* Data extract
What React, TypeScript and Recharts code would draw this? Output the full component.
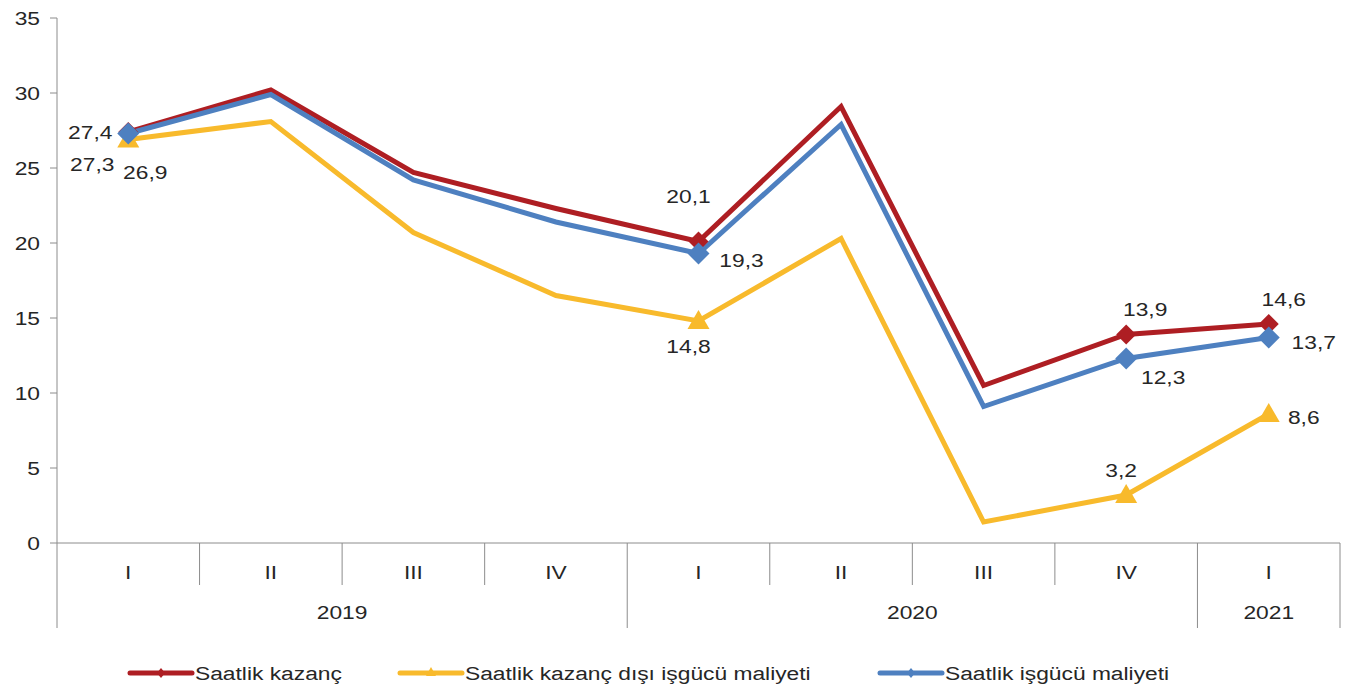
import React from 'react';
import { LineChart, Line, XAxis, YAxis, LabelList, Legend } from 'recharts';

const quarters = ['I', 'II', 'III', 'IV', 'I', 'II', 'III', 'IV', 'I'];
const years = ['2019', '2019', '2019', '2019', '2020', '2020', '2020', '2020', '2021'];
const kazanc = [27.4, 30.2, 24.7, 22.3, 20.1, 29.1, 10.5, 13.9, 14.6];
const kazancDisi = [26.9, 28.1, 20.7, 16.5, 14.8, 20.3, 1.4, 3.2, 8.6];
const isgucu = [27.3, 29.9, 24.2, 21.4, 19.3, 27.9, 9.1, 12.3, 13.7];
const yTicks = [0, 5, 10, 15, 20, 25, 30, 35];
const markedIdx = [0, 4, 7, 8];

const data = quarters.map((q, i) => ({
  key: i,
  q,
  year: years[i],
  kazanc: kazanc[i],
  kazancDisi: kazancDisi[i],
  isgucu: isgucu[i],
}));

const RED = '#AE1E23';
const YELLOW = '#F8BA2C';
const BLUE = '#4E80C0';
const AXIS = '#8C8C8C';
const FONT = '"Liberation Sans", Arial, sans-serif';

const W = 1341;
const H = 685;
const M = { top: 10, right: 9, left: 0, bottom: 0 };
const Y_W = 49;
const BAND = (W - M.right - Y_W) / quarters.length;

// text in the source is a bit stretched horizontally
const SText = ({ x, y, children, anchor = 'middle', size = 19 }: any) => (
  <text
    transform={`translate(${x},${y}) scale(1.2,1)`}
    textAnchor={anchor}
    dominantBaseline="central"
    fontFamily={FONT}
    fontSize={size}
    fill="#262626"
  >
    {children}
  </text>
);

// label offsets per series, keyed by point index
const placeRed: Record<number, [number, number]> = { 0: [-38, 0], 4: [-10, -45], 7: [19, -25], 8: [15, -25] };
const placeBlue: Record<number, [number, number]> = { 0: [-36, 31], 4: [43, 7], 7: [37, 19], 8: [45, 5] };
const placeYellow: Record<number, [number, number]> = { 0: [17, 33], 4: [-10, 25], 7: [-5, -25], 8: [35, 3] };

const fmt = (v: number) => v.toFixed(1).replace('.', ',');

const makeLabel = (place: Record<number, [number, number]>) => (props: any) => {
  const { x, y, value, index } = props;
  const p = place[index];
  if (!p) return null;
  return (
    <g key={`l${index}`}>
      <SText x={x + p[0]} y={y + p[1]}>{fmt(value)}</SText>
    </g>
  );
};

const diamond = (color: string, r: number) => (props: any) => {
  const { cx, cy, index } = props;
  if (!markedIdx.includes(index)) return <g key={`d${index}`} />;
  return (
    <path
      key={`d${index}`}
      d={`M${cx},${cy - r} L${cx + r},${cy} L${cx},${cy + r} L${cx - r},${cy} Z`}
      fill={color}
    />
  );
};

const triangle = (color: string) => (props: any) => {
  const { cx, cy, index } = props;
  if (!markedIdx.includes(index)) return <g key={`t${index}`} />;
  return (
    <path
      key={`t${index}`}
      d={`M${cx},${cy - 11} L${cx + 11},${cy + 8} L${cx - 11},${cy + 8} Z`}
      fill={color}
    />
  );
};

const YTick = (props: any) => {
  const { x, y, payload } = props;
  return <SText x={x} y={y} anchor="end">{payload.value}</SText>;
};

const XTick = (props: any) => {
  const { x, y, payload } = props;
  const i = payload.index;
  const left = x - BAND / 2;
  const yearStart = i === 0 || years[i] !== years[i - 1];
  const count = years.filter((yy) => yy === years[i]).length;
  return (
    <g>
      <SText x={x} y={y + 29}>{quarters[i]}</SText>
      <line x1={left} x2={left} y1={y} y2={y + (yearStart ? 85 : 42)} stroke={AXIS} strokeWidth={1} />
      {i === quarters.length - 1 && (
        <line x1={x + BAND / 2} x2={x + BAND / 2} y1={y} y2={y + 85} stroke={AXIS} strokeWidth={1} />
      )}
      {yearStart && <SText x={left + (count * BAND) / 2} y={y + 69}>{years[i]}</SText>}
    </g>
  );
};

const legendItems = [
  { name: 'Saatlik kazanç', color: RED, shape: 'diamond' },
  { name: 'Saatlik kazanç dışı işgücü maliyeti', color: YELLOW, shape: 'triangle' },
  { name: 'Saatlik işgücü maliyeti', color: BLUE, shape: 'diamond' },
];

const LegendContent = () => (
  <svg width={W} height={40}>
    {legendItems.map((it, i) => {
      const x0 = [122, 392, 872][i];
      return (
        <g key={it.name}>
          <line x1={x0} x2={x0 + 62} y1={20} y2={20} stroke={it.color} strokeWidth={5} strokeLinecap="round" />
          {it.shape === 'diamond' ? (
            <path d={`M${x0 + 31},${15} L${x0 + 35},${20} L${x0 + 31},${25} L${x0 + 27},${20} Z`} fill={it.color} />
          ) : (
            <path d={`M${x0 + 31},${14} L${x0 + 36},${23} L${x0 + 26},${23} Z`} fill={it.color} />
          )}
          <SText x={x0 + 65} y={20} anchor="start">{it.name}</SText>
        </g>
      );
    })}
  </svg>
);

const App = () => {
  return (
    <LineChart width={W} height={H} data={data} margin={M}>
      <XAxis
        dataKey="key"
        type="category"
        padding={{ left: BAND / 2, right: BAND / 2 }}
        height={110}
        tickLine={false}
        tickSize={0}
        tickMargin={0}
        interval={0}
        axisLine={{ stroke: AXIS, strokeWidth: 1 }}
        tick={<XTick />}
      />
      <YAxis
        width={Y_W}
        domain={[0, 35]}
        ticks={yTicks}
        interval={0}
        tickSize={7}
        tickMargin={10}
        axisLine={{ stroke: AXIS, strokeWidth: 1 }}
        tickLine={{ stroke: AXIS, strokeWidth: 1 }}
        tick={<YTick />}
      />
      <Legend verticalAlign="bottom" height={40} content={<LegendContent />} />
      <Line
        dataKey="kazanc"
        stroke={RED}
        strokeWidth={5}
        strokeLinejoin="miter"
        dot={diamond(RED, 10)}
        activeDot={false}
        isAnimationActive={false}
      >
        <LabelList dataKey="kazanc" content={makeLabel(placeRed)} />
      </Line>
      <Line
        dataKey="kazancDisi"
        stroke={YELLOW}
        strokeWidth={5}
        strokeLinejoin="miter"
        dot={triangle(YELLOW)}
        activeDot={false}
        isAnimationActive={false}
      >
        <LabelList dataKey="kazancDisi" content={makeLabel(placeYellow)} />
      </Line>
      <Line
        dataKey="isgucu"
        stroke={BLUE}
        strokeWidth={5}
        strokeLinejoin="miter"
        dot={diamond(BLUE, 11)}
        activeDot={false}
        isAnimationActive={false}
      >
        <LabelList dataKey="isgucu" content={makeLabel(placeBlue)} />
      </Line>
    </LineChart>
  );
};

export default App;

* What you are asked to do
Starting at the first line of the material, output exactly the lines up to and including the one with "YAxis, LabelList, Legend". Do not include the pictures.

* Answer to this exercise
What React, TypeScript and Recharts code would draw this? Output the full component.
import React from 'react';
import { LineChart, Line, XAxis, YAxis, LabelList, Legend } from 'recharts';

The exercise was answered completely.